Environmental issues remain top-of-mind for Canadian public
U.S. public opinion polls are currently all over the map when it comes to environmental issues. While some show that Americans are maintaining a high level of concern about the environment, others are indicating that public environmental concern has begun to decline from a high point reached last winter. As most of us often do, many corporate policy leaders are choosing to believe those polls that support their own opinions.
While the mixed polls are the subject of much debate among public policy analysts, it is quite likely that concern about the environment is declining among Americans. There are several reasons. Most importantly, economic concerns are on the rise. The U.S. federal government has a huge debt and the sub-prime mortgage crisis is bringing the problems of excessive borrowing home to many American families. An aging population is beginning to learn first hand about the problems facing health care. Past experience shows that when faced with more immediate threats, environment disappears from most people's immediate agenda.
In addition, in those states where environmental concern is highest, state governments have adopted aggressive programs to address the subject. There is nothing better than aggressive government action to diffuse an issue. State environmental actions have even gone so far as to challenge federal policies, something that has, in this case, enhanced the state reputation at the expense of respect for the federal government. A few corporations have also adopted high profile green initiatives, adding to the perception of many in the public that environmental issues are being addressed effectively.
In Canada, the situation is quite different. With the possible exception of Afghanistan, there are few looming issues that are likely to suppress public concern about the environment in the short term. As in the U.S., federal actions to address environmental concern have been inept. Unlike the leading states, there have been few provincial initiatives which have effectively addressed the public's environmental concern. Corporate environmental actions, though present, are often poorly communicated and are viewed through the ever-present Canadian skepticism about the private sector.
Any Canadian business leaders who hope the environment is a passing fad are likely to be disappointed. This fall, a plethora of national and international reports and conferences on environmental topics, as well as some extreme weather events, will keep the environment in a prominent position in Canada's media. We are already seeing significant growth in the number of environmental spokespersons and the frequency with which they are interviewed.
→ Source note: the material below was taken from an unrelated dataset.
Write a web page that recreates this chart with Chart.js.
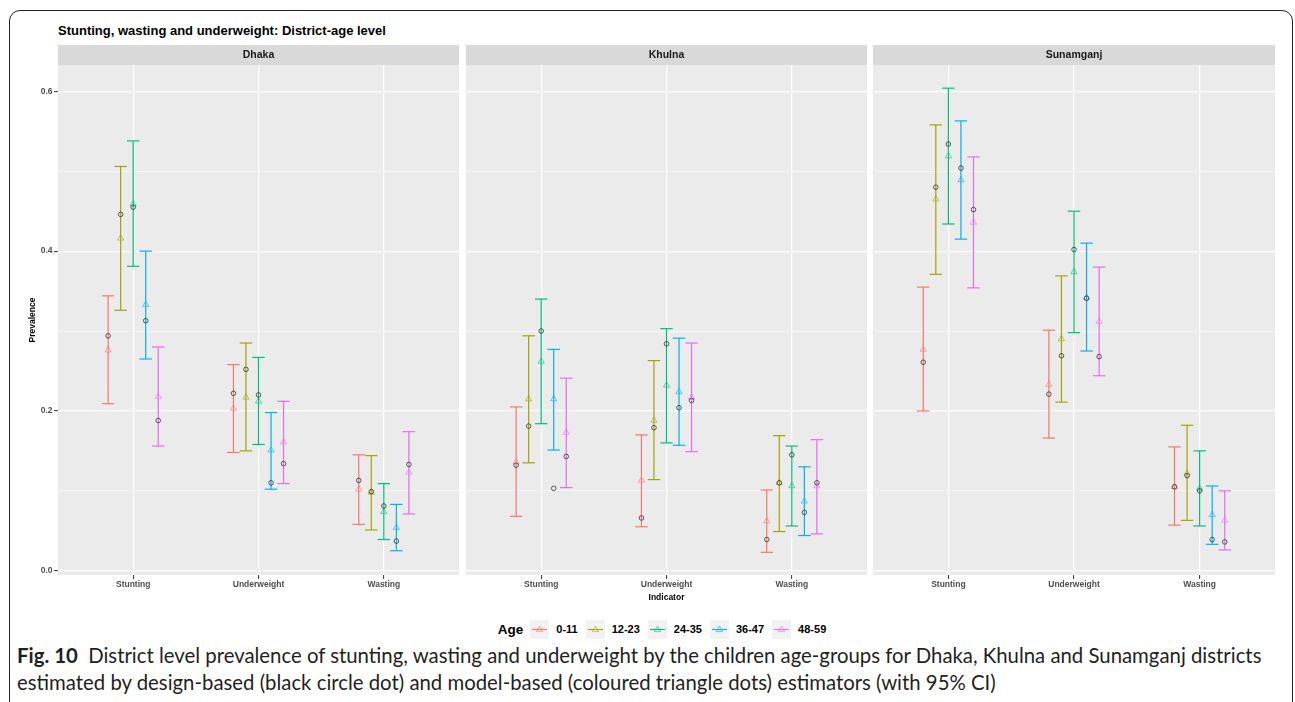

Many of them are quite poorly informed or are, at best, repeating common environmental mantras. This does not reduce their effectiveness in keeping environment on the national agenda.
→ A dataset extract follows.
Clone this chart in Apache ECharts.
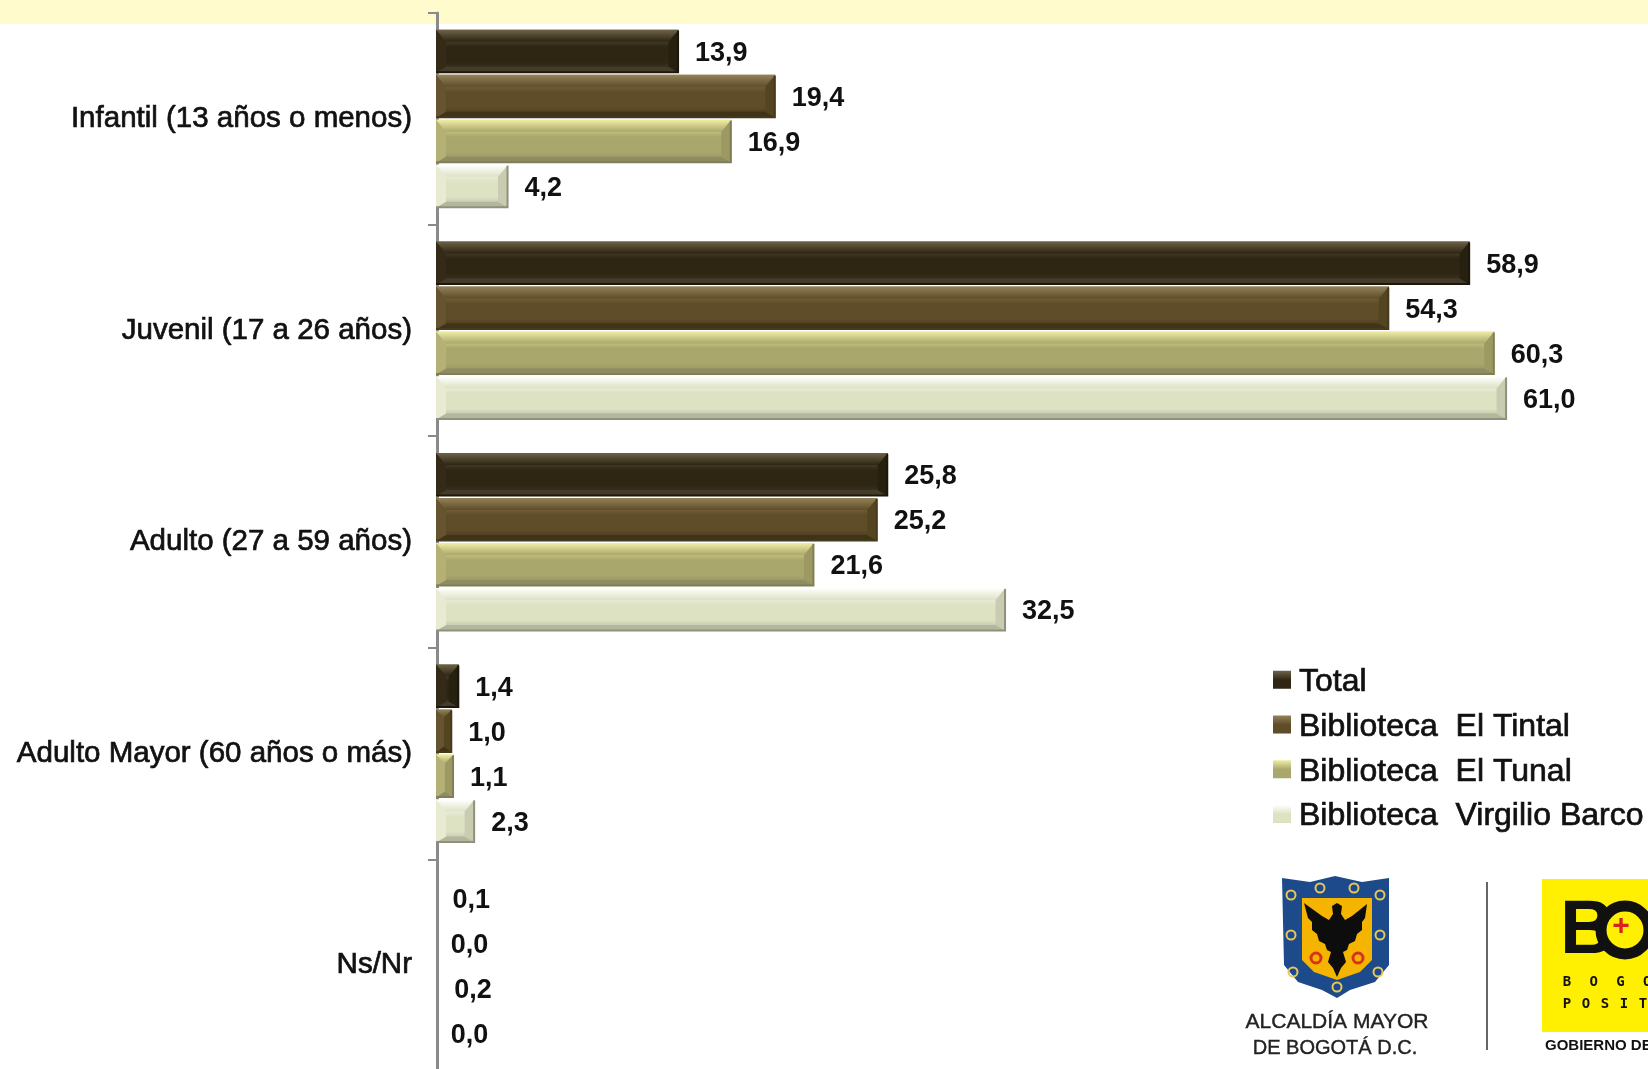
<!DOCTYPE html>
<html><head><meta charset="utf-8">
<style>html,body{margin:0;padding:0;background:#fff;overflow:hidden}#c{width:1648px;height:1069px}</style>
<script src="https://cdn.jsdelivr.net/npm/echarts@6/dist/echarts.min.js"></script>
</head><body><div id="c"></div>
<script>
const categories = ['Infantil (13 años o menos)','Juvenil (17 a 26 años)','Adulto (27 a 59 años)','Adulto Mayor (60 años o más)','Ns/Nr'];
const seriesNames = ['Total','Biblioteca  El Tintal','Biblioteca  El Tunal','Biblioteca  Virgilio Barco'];
const total = [13.9,58.9,25.8,1.4,0.1];
const tintal = [19.4,54.3,25.2,1.0,0.0];
const tunal = [16.9,60.3,21.6,1.1,0.2];
const virgilio = [4.2,61.0,32.5,2.3,0.0];
const allValues = [total,tintal,tunal,virgilio];
const fills = ['#2e2513','#5e4d28','#aaa76c','#dde2c3'];
const tops = ['#6e6348','#94825a','#f0eea4','#ffffff'];
const bottoms = ['#443c2a','#3f3318','#8d8c62','#b4b69e'];
const rights = ['#262010','#544521','#9c9a62','#c9ccb0'];
const lefts = ['#332a18','#665430','#b4b176','#e8ebd2'];
const edges = ['#1c170a','#46391c','#7f7e58','#8f917c'];
const BAR = 43, STEP = 45;
const font = '"Liberation Sans", Arial, sans-serif';

function bevel(si){
  return function(params, api){
    const v = api.value(0), c = api.value(1);
    const p = api.coord([v,c]);
    const y0 = p[1] + (si-1.5)*STEP - BAR/2, y1 = y0 + BAR;
    const xa = params.coordSys.x, x0 = xa + 1.8, x1 = p[0], w = x1-x0;
    if (w < 5) return {type:'group',children:[]};
    const t = Math.min(12,w/2), s = Math.min(10,w/2), b = Math.min(6,w/2);
    const poly = (pts,fill)=>({type:'polygon',shape:{points:pts},style:{fill:fill},silent:true});
    const grad = {type:'linear',x:0,y:0,x2:0,y2:1,colorStops:[{offset:0,color:tops[si]},{offset:1,color:fills[si]}]};
    return {type:'group',children:[
      {type:'rect',shape:{x:xa-1,y:y0-.5,width:2.8,height:BAR+1},style:{fill:'#fff'},silent:true},
      poly([[x0,y0],[x1,y0],[x1-s,y0+t],[x0+s,y0+t]],grad),
      poly([[x0,y1],[x1,y1],[x1-s,y1-b],[x0+s,y1-b]],bottoms[si]),
      poly([[x1,y0],[x1,y1],[x1-s,y1-b],[x1-s,y0+t]],rights[si]),
      poly([[x0,y0],[x0,y1],[x0+s,y1-b],[x0+s,y0+t]],lefts[si]),
      {type:'polyline',shape:{points:[[x1-.5,y0+1],[x1-.5,y1-.5],[x0,y1-.5]]},style:{fill:'none',stroke:edges[si],lineWidth:2},silent:true}
    ]};
  };
}

const barSeries = allValues.map((vals,si)=>({
  type:'bar', name:seriesNames[si],
  data:vals.map(v=>v<0.5?{value:v,itemStyle:{color:'transparent'}}:v),
  barWidth:BAR, barGap:'4.65%',
  itemStyle:{color:{type:'linear',x:0,y:0,x2:0,y2:1,colorStops:[{offset:0,color:tops[si]},{offset:.4,color:fills[si]},{offset:.75,color:fills[si]},{offset:1,color:bottoms[si]}]}},
  label:{show:true,position:'right',distance:16.5,offset:[0,2.5],color:'#111',fontFamily:font,fontWeight:'bold',fontSize:27,
    formatter:p=>p.value.toFixed(1).replace('.',',')},
  z:2
}));
const bevelSeries = allValues.map((vals,si)=>({
  type:'custom', name:'bevel'+si, renderItem:bevel(si), silent:true, z:3, clip:false,
  encode:{x:0,y:1}, tooltip:{show:false}, data:vals.map((v,i)=>[v,i])
}));

// decorative logo pieces
const shield = [[1282,878],[1310,882],[1335,876],[1362,882],[1389,878],[1389,965],[1375,982],[1350,990],[1337,998],[1322,990],[1298,982],[1284,965]];
const inner = [[1302,898],[1372,898],[1372,960],[1360,972],[1337,980],[1314,972],[1302,960]];
const eagle = [[1337,903],[1342,906],[1341,914],[1345,920],[1352,916],[1367,904],[1365,918],[1362,922],[1362,930],[1357,934],[1355,941],[1349,944],[1347,950],[1343,952],[1346,962],[1341,968],[1337,977],[1333,968],[1328,962],[1331,952],[1327,950],[1325,944],[1319,941],[1317,934],[1312,930],[1312,922],[1308,918],[1304,903],[1322,916],[1329,920],[1333,914],[1332,906]];
const rings = [[1291,895],[1291,935],[1293,972],[1380,895],[1380,935],[1378,972],[1320,888],[1354,888],[1337,987]];
const posit = ['P','O','S','I','T'], bogo = ['B','O','G','O'];
const logoShapes = [
  {type:'polygon',shape:{points:shield},style:{fill:'#1c4a8a'}},
  {type:'polygon',shape:{points:inner},style:{fill:'#f4b400'}},
  {type:'polygon',shape:{points:eagle},style:{fill:'#0d0d0d'}},
  {type:'circle',shape:{cx:1316,cy:958,r:5},style:{fill:'none',stroke:'#d8321c',lineWidth:3}},
  {type:'circle',shape:{cx:1358,cy:958,r:5},style:{fill:'none',stroke:'#d8321c',lineWidth:3}},
  ...rings.map(r=>({type:'circle',shape:{cx:r[0],cy:r[1],r:4.5},style:{fill:'none',stroke:'#e8c65a',lineWidth:2}})),
  {type:'line',shape:{x1:1487,y1:882,x2:1487,y2:1050},style:{stroke:'#333',lineWidth:1.5}},
  {type:'rect',shape:{x:1542,y:879,width:106,height:153},style:{fill:'#ffef00'}},
  {type:'text',x:1560,y:932,style:{text:'B',font:'bold 76px '+font,fill:'#111',textVerticalAlign:'middle'}},
  {type:'circle',shape:{cx:1625,cy:930,r:24},style:{fill:'#ffef00',stroke:'#111',lineWidth:11}},
  {type:'text',x:1621,y:927,style:{text:'+',font:'bold 30px '+font,fill:'#d8201c',textAlign:'center',textVerticalAlign:'middle'}},
  ...bogo.map((ch,i)=>({type:'text',x:1567+i*26.7,y:982,style:{text:ch,font:'bold 14px "DejaVu Sans Mono"',fill:'#111',textAlign:'center',textVerticalAlign:'middle'}})),
  ...posit.map((ch,i)=>({type:'text',x:1567+i*19,y:1004,style:{text:ch,font:'bold 14px "DejaVu Sans Mono"',fill:'#111',textAlign:'center',textVerticalAlign:'middle'}})),
  {type:'text',x:1545,y:1046,style:{text:'GOBIERNO DE LA CIUDAD',font:'bold 15px "Liberation Sans Narrow", "Liberation Sans"',fill:'#111',textVerticalAlign:'middle'}},
  {type:'text',x:1337,y:1022,style:{text:'ALCALDÍA MAYOR',font:'21px '+font,fill:'#222',stroke:'#222',lineWidth:.4,textAlign:'center',textVerticalAlign:'middle'}},
  {type:'text',x:1335,y:1048,style:{text:'DE BOGOTÁ D.C.',font:'20px '+font,fill:'#222',stroke:'#222',lineWidth:.4,textAlign:'center',textVerticalAlign:'middle'}}
];

const chart = echarts.init(document.getElementById('c'),null,{renderer:'canvas',width:1648,height:1069});
chart.setOption({
  animation:false,
  backgroundColor:'#fff',
  grid:{left:434.2,top:13,width:1230.6,height:1058,containLabel:false,outerBoundsMode:'none'},
  xAxis:{type:'value',min:0,max:70,show:false},
  yAxis:{type:'category',inverse:true,data:categories,offset:-2.8,
    axisLine:{show:true,onZero:false,lineStyle:{color:'#8a8a8a',width:3}},
    axisTick:{show:true,length:9,lineStyle:{color:'#8a8a8a',width:2}},
    axisLabel:{color:'#111',fontFamily:font,fontSize:29.5,margin:25,fontWeight:'normal',textBorderColor:'#111',textBorderWidth:.7}},
  legend:{data:seriesNames,orient:'vertical',left:1273,top:666,itemWidth:18,itemHeight:23,itemGap:12,
    icon:'path://M0,0H18V18H0Z M0,23H18',
    selectedMode:false,padding:0,
    textStyle:{color:'#111',fontFamily:font,fontSize:32,lineHeight:32,padding:[0,0,0,3],textBorderColor:'#111',textBorderWidth:.7}},
  series:[...barSeries,...bevelSeries],
  graphic:{elements:[
    {type:'rect',z:-10,silent:true,shape:{x:0,y:0,width:1648,height:24},style:{fill:'#fffbcc'}},
    {type:'group',silent:true,children:logoShapes}
  ]}
});
</script></body></html>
With an election in Ontario which has energy and environment among its multiple themes, continuing ineffective communication and management of environment issues in Ottawa, Canada's adoption of an unpopular international position against climate change targets, and a looming debate about disposal of spent nuclear fuel which could easily reopen a national NIMBY syndrome with anti free trade overtones, companies that have not formulated an effective environmental strategy may well find that the topic is of increasing importance to their business.